Tim Burrow was the former CEO of Agribusiness Australia, and now he's "crossing something off the bucket list" by putting his hand up to run for a Senate seat with the Australian Democrats.
But many Naracoorte locals would probably remember Mr Burrow as the fellow with a fencing business based at 22 Arthur Street. 'Fence Fast', to be exact.
"I always wanted to be a farmer, but I just didn't have it in me," he sighs ruefully. "I've had to become a bit of a city slicker because of my later jobs in management, but I've always had an affinity for the country."
Policies that focus on the environment and agriculture are part of the reason why Mr Burrow put up his hand to run for the Australian Democrats, winning the coveted number one spot on the ballot.
The other was a sense of decency, and "wanting to make a difference."
The Australian Democrats were formed by former Parliamentarian-turned-Senator Don Chipp in 1977, with the infamous slogan to "keep the bastards honest".
Ethics and transparency remains a fixture in the modern iteration of the Australian Democrats, with political accountability being a firm policy. If voted into office, the Australian Democrats would support legislation for a federal integrity commission for both politicians and public servants, as well as establishing a charter of accountability.
Putting people first rather than deep pockets appealed to Mr Burrow, as did the idea of finding common ground. As a committed Christian and community leader, Mr Burrow believes the Australian Democratic ethos matches his own morals.
And then there's the focus on regional Australia, which can sometimes be missing from other major (or minor) party policies.
"Half of the state's wealth comes from rural South Australia, from tourism as well as agriculture," Mr Burrow explained. "It's a balancing act, but we've got to work together to look after the environment."
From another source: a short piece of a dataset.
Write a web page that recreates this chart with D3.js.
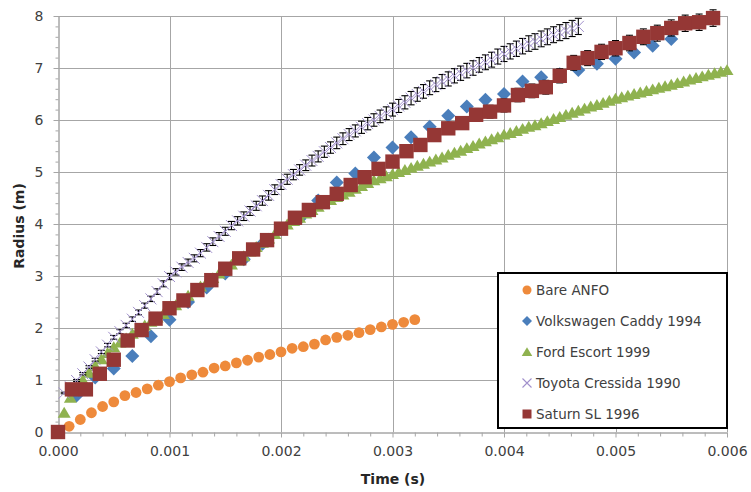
<!DOCTYPE html>
<html>
<head>
<meta charset="utf-8">
<script src="https://cdn.jsdelivr.net/npm/d3@7/dist/d3.min.js"></script>
<style>
  html, body { margin: 0; padding: 0; background: #fff; }
  svg { display: block; font-family: "DejaVu Sans", sans-serif; }
</style>
</head>
<body>
<svg id="chart" width="751" height="492"></svg>
<script>
// ---- Fireball radius vs time, measured from high-speed video frames ----

// Axis ticks
const xMajorTicks = [0, 0.001, 0.002, 0.003, 0.004, 0.005, 0.006];
const yMajorTicks = [0, 1, 2, 3, 4, 5, 6, 7, 8];

// Series names (legend order)
const seriesNames = ["Bare ANFO", "Volkswagen Caddy 1994", "Ford Escort 1999", "Toyota Cressida 1990", "Saturn SL 1996"];

// Frame interval of each recording (s); point i is at i * interval
const anfoFrame = 0.0001;
const caddyFrame = 1 / 6000;
const escortFrame = 1 / 18000;
const cressidaFrame = 1 / 18000;
const saturnFrame = 0.000125;
const cressidaStartFrame = 1;

// Radius (m)
const anfoRadius = [0, 0.11, 0.24, 0.37, 0.49, 0.58, 0.70, 0.76, 0.83, 0.90, 0.97, 1.04, 1.10, 1.15,
  1.23, 1.27, 1.33, 1.38, 1.44, 1.49, 1.54, 1.61, 1.64, 1.69, 1.77, 1.82, 1.86, 1.91, 1.97, 2.02,
  2.07, 2.11, 2.16];

const caddyRadius = [0, 0.70, 1.05, 1.22, 1.46, 1.84, 2.16, 2.50, 2.78, 3.05, 3.32, 3.62, 3.90,
  4.10, 4.45, 4.80, 4.97, 5.28, 5.47, 5.67, 5.87, 6.08, 6.26, 6.39, 6.50, 6.74, 6.82, 6.88, 6.96,
  7.08, 7.18, 7.30, 7.43, 7.56];

const escortRadius = [0, 0.37, 0.66, 0.85, 1.00, 1.14, 1.27, 1.40, 1.52, 1.63, 1.72, 1.80, 1.89,
  1.97, 2.05, 2.12, 2.20, 2.27, 2.35, 2.44, 2.53, 2.62, 2.71, 2.80, 2.88, 2.96, 3.05, 3.13, 3.22,
  3.30, 3.38, 3.47, 3.56, 3.64, 3.72, 3.81, 3.91, 3.99, 4.06, 4.12, 4.20, 4.27, 4.33, 4.40, 4.46,
  4.52, 4.57, 4.62, 4.68, 4.73, 4.79, 4.84, 4.88, 4.92, 4.96, 5.00, 5.04, 5.08, 5.12, 5.16, 5.20,
  5.24, 5.28, 5.33, 5.37, 5.41, 5.46, 5.50, 5.55, 5.59, 5.63, 5.67, 5.72, 5.75, 5.79, 5.83, 5.87,
  5.90, 5.94, 5.98, 6.02, 6.06, 6.10, 6.14, 6.18, 6.22, 6.26, 6.29, 6.33, 6.37, 6.41, 6.44, 6.47,
  6.50, 6.53, 6.56, 6.59, 6.62, 6.65, 6.68, 6.71, 6.74, 6.78, 6.81, 6.84, 6.87, 6.90, 6.93, 6.96];

const cressidaRadius = [0.75, 0.87, 0.99, 1.12, 1.25, 1.39, 1.54, 1.67, 1.82, 1.93, 2.05, 2.17,
  2.30, 2.43, 2.56, 2.70, 2.85, 2.99, 3.08, 3.17, 3.26, 3.34, 3.44, 3.55, 3.66, 3.76, 3.86, 3.97,
  4.06, 4.15, 4.25, 4.35, 4.45, 4.55, 4.66, 4.76, 4.86, 4.95, 5.04, 5.13, 5.22, 5.30, 5.39, 5.47,
  5.56, 5.64, 5.72, 5.79, 5.86, 5.93, 6.00, 6.07, 6.13, 6.20, 6.27, 6.34, 6.42, 6.49, 6.55, 6.62,
  6.68, 6.74, 6.79, 6.85, 6.90, 6.95, 7.00, 7.06, 7.11, 7.16, 7.22, 7.27, 7.32, 7.37, 7.42, 7.47,
  7.51, 7.56, 7.60, 7.64, 7.68, 7.72, 7.76, 7.80];

const saturnRadius = [0, 0.82, 0.82, 1.12, 1.39, 1.76, 1.96, 2.18, 2.38, 2.53, 2.73, 2.92, 3.14,
  3.34, 3.51, 3.69, 3.91, 4.12, 4.27, 4.42, 4.58, 4.75, 4.90, 5.06, 5.20, 5.40, 5.52, 5.71, 5.84,
  5.94, 6.10, 6.16, 6.28, 6.48, 6.56, 6.63, 6.85, 7.10, 7.19, 7.31, 7.38, 7.48, 7.60, 7.67, 7.77,
  7.86, 7.88, 7.96];

// Relative error shown on the two error-barred series
const relativeError = 0.02;

// ---- Drawing ----
const svg = d3.select("#chart");
const plot = { left: 58, right: 727, top: 16, bottom: 432 };

const x = d3.scaleLinear().domain([0, 0.006]).range([plot.left, plot.right]);
const y = d3.scaleLinear().domain([0, 8]).range([plot.bottom, plot.top]);

const gridColor = "#a6a6a6";
const textColor = "#404040";

// Gridlines
const grid = svg.append("g");
grid.selectAll("line.vx").data(xMajorTicks.slice(1)).join("line")
  .attr("x1", d => Math.round(x(d)) + 0.5).attr("x2", d => Math.round(x(d)) + 0.5)
  .attr("y1", plot.top).attr("y2", plot.bottom)
  .attr("stroke", gridColor).attr("stroke-width", 1);
grid.selectAll("line.hy").data(yMajorTicks.slice(1)).join("line")
  .attr("x1", plot.left).attr("x2", plot.right)
  .attr("y1", d => Math.round(y(d)) + 0.5).attr("y2", d => Math.round(y(d)) + 0.5)
  .attr("stroke", gridColor).attr("stroke-width", 1);

// Minor tick positions
const xMinor = d3.range(0, 31).map(i => i * 0.0002).filter((d, i) => i % 5 !== 0);
const yMinor = d3.range(0, 41).map(i => i * 0.2).filter((d, i) => i % 5 !== 0);

function styleAxis(g) {
  g.select(".domain").attr("stroke", gridColor);
  g.selectAll(".tick line").attr("stroke", gridColor);
  g.selectAll(".tick text").attr("fill", textColor).attr("font-size", 14)
    .attr("font-family", "DejaVu Sans, sans-serif");
}

// X axis
svg.append("g").attr("transform", `translate(0,${plot.bottom + 0.5})`)
  .call(d3.axisBottom(x).tickValues(xMinor).tickSize(4).tickFormat("").tickSizeOuter(0))
  .call(styleAxis);
svg.append("g").attr("transform", `translate(0,${plot.bottom + 0.5})`)
  .call(d3.axisBottom(x).tickValues(xMajorTicks).tickSize(5).tickPadding(9)
    .tickFormat(d3.format(".3f")).tickSizeOuter(0))
  .call(styleAxis);

// Y axis
svg.append("g").attr("transform", `translate(${plot.left + 0.5},0)`)
  .call(d3.axisLeft(y).tickValues(yMinor).tickSize(3).tickFormat("").tickSizeOuter(0))
  .call(styleAxis);
svg.append("g").attr("transform", `translate(${plot.left + 0.5},0)`)
  .call(d3.axisLeft(y).tickValues(yMajorTicks).tickSize(5).tickPadding(10)
    .tickFormat(d3.format("d")).tickSizeOuter(0))
  .call(styleAxis);

// Axis titles
svg.append("text").attr("x", 393).attr("y", 484).attr("text-anchor", "middle")
  .attr("font-size", 14).attr("font-weight", "bold").attr("fill", "#262626")
  .text("Time (s)");
svg.append("text").attr("transform", "translate(24,226) rotate(-90)").attr("text-anchor", "middle")
  .attr("font-size", 14).attr("font-weight", "bold").attr("fill", "#262626")
  .text("Radius (m)");

// Marker shapes (paths centred on the origin)
const shapes = {
  circle: r => `M${-r},0A${r},${r} 0 1,0 ${r},0A${r},${r} 0 1,0 ${-r},0Z`,
  diamond: r => `M0,${-r}L${r},0L0,${r}L${-r},0Z`,
  triangle: r => `M0,${-r}L${r * 1.1},${r * 0.85}L${-r * 1.1},${r * 0.85}Z`,
  square: r => `M${-r},${-r}H${r}V${r}H${-r}Z`,
  cross: r => `M${-r},${-r}L${r},${r}M${-r},${r}L${r},${-r}`
};

const series = [
  { name: seriesNames[0], radius: anfoRadius, frame: anfoFrame, start: 0, shape: "circle", size: 5.4, color: "#ee8a3b", err: false },
  { name: seriesNames[1], radius: caddyRadius, frame: caddyFrame, start: 0, shape: "diamond", size: 7, color: "#4a7ebb", err: false },
  { name: seriesNames[2], radius: escortRadius, frame: escortFrame, start: 0, shape: "triangle", size: 5.9, color: "#8fb24f", err: false },
  { name: seriesNames[3], radius: cressidaRadius, frame: cressidaFrame, start: cressidaStartFrame, shape: "cross", size: 5.5, color: "#a190cc", err: true },
  { name: seriesNames[4], radius: saturnRadius, frame: saturnFrame, start: 0, shape: "square", size: 7.2, color: "#953735", err: true }
];

series.forEach(s => {
  const pts = s.radius.map((r, i) => ({ t: (i + s.start) * s.frame, r }));
  const g = svg.append("g");
  if (s.err) {
    const eb = g.append("g").attr("stroke", "#000").attr("stroke-width", 1.1);
    pts.forEach(p => {
      const cx = x(p.t), e = p.r * relativeError;
      const y1 = y(p.r + e), y2 = y(p.r - e);
      eb.append("line").attr("x1", cx).attr("x2", cx).attr("y1", y1).attr("y2", y2);
      eb.append("line").attr("x1", cx - 3.5).attr("x2", cx + 3.5).attr("y1", y1).attr("y2", y1);
      eb.append("line").attr("x1", cx - 3.5).attr("x2", cx + 3.5).attr("y1", y2).attr("y2", y2);
    });
  }
  g.selectAll("path.m").data(pts).join("path")
    .attr("transform", p => `translate(${x(p.t)},${y(p.r)})`)
    .attr("d", shapes[s.shape](s.size))
    .attr("fill", s.shape === "cross" ? "none" : s.color)
    .attr("stroke", s.shape === "cross" ? s.color : "none")
    .attr("stroke-width", 1);
});

// Legend
const legend = svg.append("g");
legend.append("rect").attr("x", 498).attr("y", 273).attr("width", 229).attr("height", 155)
  .attr("fill", "#fff").attr("stroke", "#000").attr("stroke-width", 2);
const legendSizes = { circle: 4.5, diamond: 5, triangle: 4.8, square: 4.5, cross: 4.5 };
series.forEach((s, i) => {
  const ly = 290 + i * 31;
  legend.append("path")
    .attr("transform", `translate(527,${ly})`)
    .attr("d", shapes[s.shape](legendSizes[s.shape]))
    .attr("fill", s.shape === "cross" ? "none" : s.color)
    .attr("stroke", s.shape === "cross" ? s.color : "none")
    .attr("stroke-width", 1.1);
  legend.append("text").attr("x", 536).attr("y", ly).attr("dy", "0.36em")
    .attr("font-size", 13.5).attr("fill", textColor).text(s.name);
});
</script>
</body>
</html>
The Australian Democrats would like to see water and environment protection coupled with making sure that farmers get a fair go.
This include sustainable land management practices, and more transparency regarding foreign investment.
Less mining for coal and looking after the Murray Darling Basin are also high priorities for the Democrats.
So, could the Democrats stage the ultimate comeback story?
Joining Mr Burrow in the race for the Senate are five other candidates from Victoria, South Australia and New South Wales, and Chris James is running in the Lower House for the seat of Adelaide.